▸ **Data excerpt**:

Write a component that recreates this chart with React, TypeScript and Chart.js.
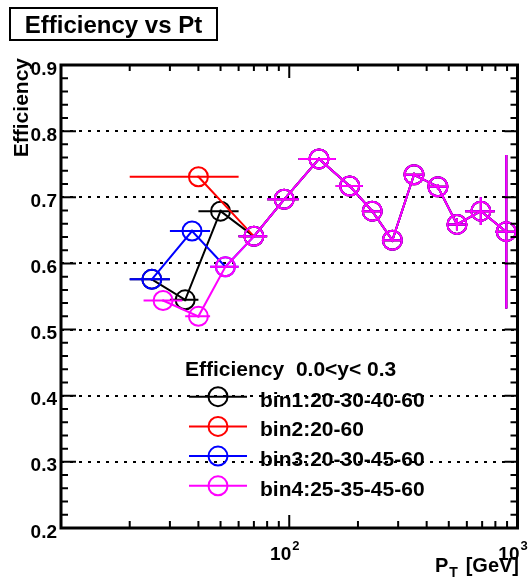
import React, { useEffect, useRef } from "react";
import { Chart, registerables } from "chart.js";

Chart.register(...registerables);

// ---------- axis ranges & tick labels ----------
const X_MIN = 10;
const X_MAX = 1000;
const Y_MIN = 0.2;
const Y_MAX = 0.9;
const yTickValues = [0.2, 0.3, 0.4, 0.5, 0.6, 0.7, 0.8, 0.9];
const yTickLabels = ["0.2", "0.3", "0.4", "0.5", "0.6", "0.7", "0.8", "0.9"];
const yGridValues = [0.3, 0.4, 0.5, 0.6, 0.7, 0.8];
const xMajorTicks = [100, 1000];
const xMajorBase = ["10", "10"];
const xMajorExp = ["2", "3"];
const xMinorTicks = [20, 30, 40, 50, 60, 70, 80, 90, 200, 300, 400, 500, 600, 700, 800, 900];

// ---------- texts ----------
const plotTitle = "Efficiency vs Pt";
const yAxisTitle = "Efficiency";
const xAxisTitleMain = "P";
const xAxisTitleSub = "T";
const xAxisTitleUnit = "[GeV]";
const legendTitle = "Efficiency  0.0<y< 0.3";
const seriesNames = ["bin1:20-30-40-60", "bin2:20-60", "bin3:20-30-45-60", "bin4:25-35-45-60"];
const seriesColors = ["#000000", "#ff0000", "#0000ff", "#ff00ff"];

// ---------- data: low-pt points (differ per binning) ----------
const bin1X = [25, 35, 50];
const bin1Y = [0.576, 0.545, 0.679];
const bin1XLo = [20, 30, 40];
const bin1XHi = [30, 40, 60];
const bin1YErr = [0.002, 0.002, 0.002];

const bin2X = [40];
const bin2Y = [0.731];
const bin2XLo = [20];
const bin2XHi = [60];
const bin2YErr = [0.002];

const bin3X = [25, 37.5, 52.5];
const bin3Y = [0.576, 0.649, 0.595];
const bin3XLo = [20, 30, 45];
const bin3XHi = [30, 45, 60];
const bin3YErr = [0.002, 0.002, 0.002];

const bin4X = [28, 40, 52.5];
const bin4Y = [0.544, 0.52, 0.595];
const bin4XLo = [23, 35, 45];
const bin4XHi = [34, 45, 60];
const bin4YErr = [0.002, 0.002, 0.002];

// ---------- data: high-pt points (shared by all binnings) ----------
const highX = [70, 95, 135, 184, 231, 283, 352, 448, 543, 691, 893];
const highY = [0.641, 0.697, 0.758, 0.717, 0.679, 0.635, 0.734, 0.716, 0.659, 0.679, 0.648];
const highXLo = [60, 80, 110, 160, 210, 255, 320, 410, 500, 590, 800];
const highXHi = [80, 110, 160, 210, 255, 310, 385, 490, 590, 795, 1000];
const highYErr = [0.002, 0.002, 0.002, 0.002, 0.002, 0.002, 0.003, 0.004, 0.009, 0.021, 0.116];

type Series = { x: number[]; y: number[]; xlo: number[]; xhi: number[]; yerr: number[] };

const series: Series[] = [
  { x: bin1X, y: bin1Y, xlo: bin1XLo, xhi: bin1XHi, yerr: bin1YErr },
  { x: bin2X, y: bin2Y, xlo: bin2XLo, xhi: bin2XHi, yerr: bin2YErr },
  { x: bin3X, y: bin3Y, xlo: bin3XLo, xhi: bin3XHi, yerr: bin3YErr },
  { x: bin4X, y: bin4Y, xlo: bin4XLo, xhi: bin4XHi, yerr: bin4YErr },
].map((s) => ({
  x: [...s.x, ...highX],
  y: [...s.y, ...highY],
  xlo: [...s.xlo, ...highXLo],
  xhi: [...s.xhi, ...highXHi],
  yerr: [...s.yerr, ...highYErr],
}));

const FONT = "'Liberation Sans', Arial, Helvetica, sans-serif";
const MARKER_R = 9.5;

const rootPlugin = {
  id: "rootStyle",
  beforeDatasetsDraw(chart: any) {
    const ctx = chart.ctx as CanvasRenderingContext2D;
    const { left, right } = chart.chartArea;
    const ys = chart.scales.y;
    ctx.save();
    ctx.strokeStyle = "#000";
    ctx.lineWidth = 2;
    ctx.setLineDash([3, 6]);
    for (const v of yGridValues) {
      const py = Math.round(ys.getPixelForValue(v));
      ctx.beginPath();
      ctx.moveTo(left, py);
      ctx.lineTo(right, py);
      ctx.stroke();
    }
    ctx.restore();
  },
  beforeDatasetDraw(chart: any, args: any) {
    const s = series[args.index];
    if (!s) return;
    const ctx = chart.ctx as CanvasRenderingContext2D;
    const xs = chart.scales.x;
    const ys = chart.scales.y;
    ctx.save();
    ctx.strokeStyle = seriesColors[args.index];
    ctx.lineWidth = 2;
    for (let i = 0; i < s.x.length; i++) {
      const px = xs.getPixelForValue(s.x[i]);
      const py = ys.getPixelForValue(s.y[i]);
      ctx.beginPath();
      ctx.moveTo(xs.getPixelForValue(s.xlo[i]), py);
      ctx.lineTo(xs.getPixelForValue(s.xhi[i]), py);
      ctx.moveTo(px, ys.getPixelForValue(s.y[i] - s.yerr[i]));
      ctx.lineTo(px, ys.getPixelForValue(s.y[i] + s.yerr[i]));
      ctx.stroke();
    }
    ctx.restore();
  },
  afterDatasetsDraw(chart: any) {
    const ctx = chart.ctx as CanvasRenderingContext2D;
    const { left, right, top, bottom } = chart.chartArea;
    const xs = chart.scales.x;
    const ys = chart.scales.y;
    ctx.save();
    ctx.strokeStyle = "#000";
    ctx.fillStyle = "#000";

    // ticks
    ctx.lineWidth = 2;
    ctx.beginPath();
    for (let k = 0; k <= 35; k++) {
      const v = Y_MIN + k * 0.02;
      const py = ys.getPixelForValue(v);
      const major = k % 5 === 0;
      const len = major ? 15 : 7;
      ctx.moveTo(left, py);
      ctx.lineTo(left + len, py);
      ctx.moveTo(right, py);
      ctx.lineTo(right - (major ? 13 : 7), py);
    }
    for (const v of xMinorTicks) {
      const px = xs.getPixelForValue(v);
      ctx.moveTo(px, bottom);
      ctx.lineTo(px, bottom - 7);
      ctx.moveTo(px, top);
      ctx.lineTo(px, top + 6);
    }
    for (const v of xMajorTicks) {
      const px = xs.getPixelForValue(v);
      ctx.moveTo(px, bottom);
      ctx.lineTo(px, bottom - 13);
      ctx.moveTo(px, top);
      ctx.lineTo(px, top + 13);
    }
    ctx.stroke();

    // frame
    ctx.lineWidth = 3;
    ctx.strokeRect(left, top, right - left, bottom - top);

    // y tick labels
    ctx.font = `bold 19px ${FONT}`;
    ctx.textAlign = "right";
    ctx.textBaseline = "alphabetic";
    yTickValues.forEach((v, i) => {
      const py = ys.getPixelForValue(v);
      ctx.fillText(yTickLabels[i], left - 4, py + 9.5);
    });

    // x labels 10^n
    xMajorTicks.forEach((v, i) => {
      const px = xs.getPixelForValue(v);
      ctx.font = `bold 19px ${FONT}`;
      ctx.textAlign = "right";
      ctx.fillText(xMajorBase[i], px + 2, 560);
      ctx.font = `bold 13px ${FONT}`;
      ctx.textAlign = "left";
      ctx.fillText(xMajorExp[i], px + 3, 550);
    });

    // x axis title
    ctx.font = `bold 20px ${FONT}`;
    ctx.textAlign = "left";
    ctx.fillText(xAxisTitleMain, 435, 572);
    const pw = ctx.measureText(xAxisTitleMain).width;
    ctx.font = `bold 14px ${FONT}`;
    ctx.fillText(xAxisTitleSub, 435 + pw + 1, 577);
    ctx.font = `bold 20px ${FONT}`;
    ctx.textAlign = "right";
    ctx.fillText(xAxisTitleUnit, 519, 572);

    // y axis title
    ctx.save();
    ctx.translate(22, 58);
    ctx.rotate(-Math.PI / 2);
    ctx.font = `bold 21px ${FONT}`;
    ctx.textAlign = "right";
    ctx.textBaseline = "middle";
    ctx.fillText(yAxisTitle, 0, 0);
    ctx.restore();

    // plot title box
    ctx.lineWidth = 2;
    ctx.strokeRect(10, 8, 207, 32);
    ctx.font = `bold 24px ${FONT}`;
    ctx.textAlign = "center";
    ctx.textBaseline = "alphabetic";
    ctx.fillText(plotTitle, 113.5, 32.5);

    // legend
    ctx.font = `bold 21px ${FONT}`;
    ctx.textAlign = "left";
    ctx.fillText(legendTitle, 185, 376);
    seriesNames.forEach((name, i) => {
      const cy = 396.7 + i * 29.7;
      ctx.strokeStyle = seriesColors[i];
      ctx.lineWidth = 2;
      ctx.beginPath();
      ctx.moveTo(189, cy);
      ctx.lineTo(247, cy);
      ctx.stroke();
      ctx.beginPath();
      ctx.arc(218, cy, MARKER_R, 0, Math.PI * 2);
      ctx.stroke();
      ctx.fillStyle = "#000";
      ctx.fillText(name, 260, cy + 10);
    });

    ctx.restore();
  },
};

export default function App() {
  const ref = useRef<HTMLCanvasElement | null>(null);

  useEffect(() => {
    document.body.style.margin = "0";
    const canvas = ref.current;
    if (!canvas) return;
    const datasets = series.map((s, i) => ({
      label: seriesNames[i],
      data: s.x.map((xv, j) => ({ x: xv, y: s.y[j] })),
      showLine: true,
      borderColor: seriesColors[i],
      backgroundColor: "rgba(0,0,0,0)",
      borderWidth: 2,
      pointRadius: MARKER_R,
      pointHoverRadius: MARKER_R,
      pointBorderWidth: 2,
      pointBorderColor: seriesColors[i],
      pointBackgroundColor: "rgba(0,0,0,0)",
      pointStyle: "circle",
      tension: 0,
      fill: false,
      order: 4 - i,
      clip: 12,
    }));
    const chart = new Chart(canvas, {
      type: "scatter",
      data: { datasets },
      options: {
        animation: false,
        responsive: false,
        devicePixelRatio: 1,
        events: [],
        layout: { padding: { left: 61, right: 11, top: 65, bottom: 50 } },
        scales: {
          x: { type: "logarithmic", min: X_MIN, max: X_MAX, display: false },
          y: { type: "linear", min: Y_MIN, max: Y_MAX, display: false },
        },
        plugins: {
          legend: { display: false },
          title: { display: false },
          tooltip: { enabled: false },
        },
      },
      plugins: [rootPlugin],
    } as any);
    return () => chart.destroy();
  }, []);

  return (
    <div style={{ width: 529, height: 578, background: "#fff" }}>
      <canvas ref={ref} width={529} height={578} style={{ display: "block" }} />
    </div>
  );
}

▸ **What you should do**: Up to and including the line with "700, 800, 900];", copy the data above from its first line. Skip pictures.

▸ **Exercise response**:
Write a component that recreates this chart with React, TypeScript and Chart.js.
import React, { useEffect, useRef } from "react";
import { Chart, registerables } from "chart.js";

Chart.register(...registerables);

// ---------- axis ranges & tick labels ----------
const X_MIN = 10;
const X_MAX = 1000;
const Y_MIN = 0.2;
const Y_MAX = 0.9;
const yTickValues = [0.2, 0.3, 0.4, 0.5, 0.6, 0.7, 0.8, 0.9];
const yTickLabels = ["0.2", "0.3", "0.4", "0.5", "0.6", "0.7", "0.8", "0.9"];
const yGridValues = [0.3, 0.4, 0.5, 0.6, 0.7, 0.8];
const xMajorTicks = [100, 1000];
const xMajorBase = ["10", "10"];
const xMajorExp = ["2", "3"];
const xMinorTicks = [20, 30, 40, 50, 60, 70, 80, 90, 200, 300, 400, 500, 600, 700, 800, 900];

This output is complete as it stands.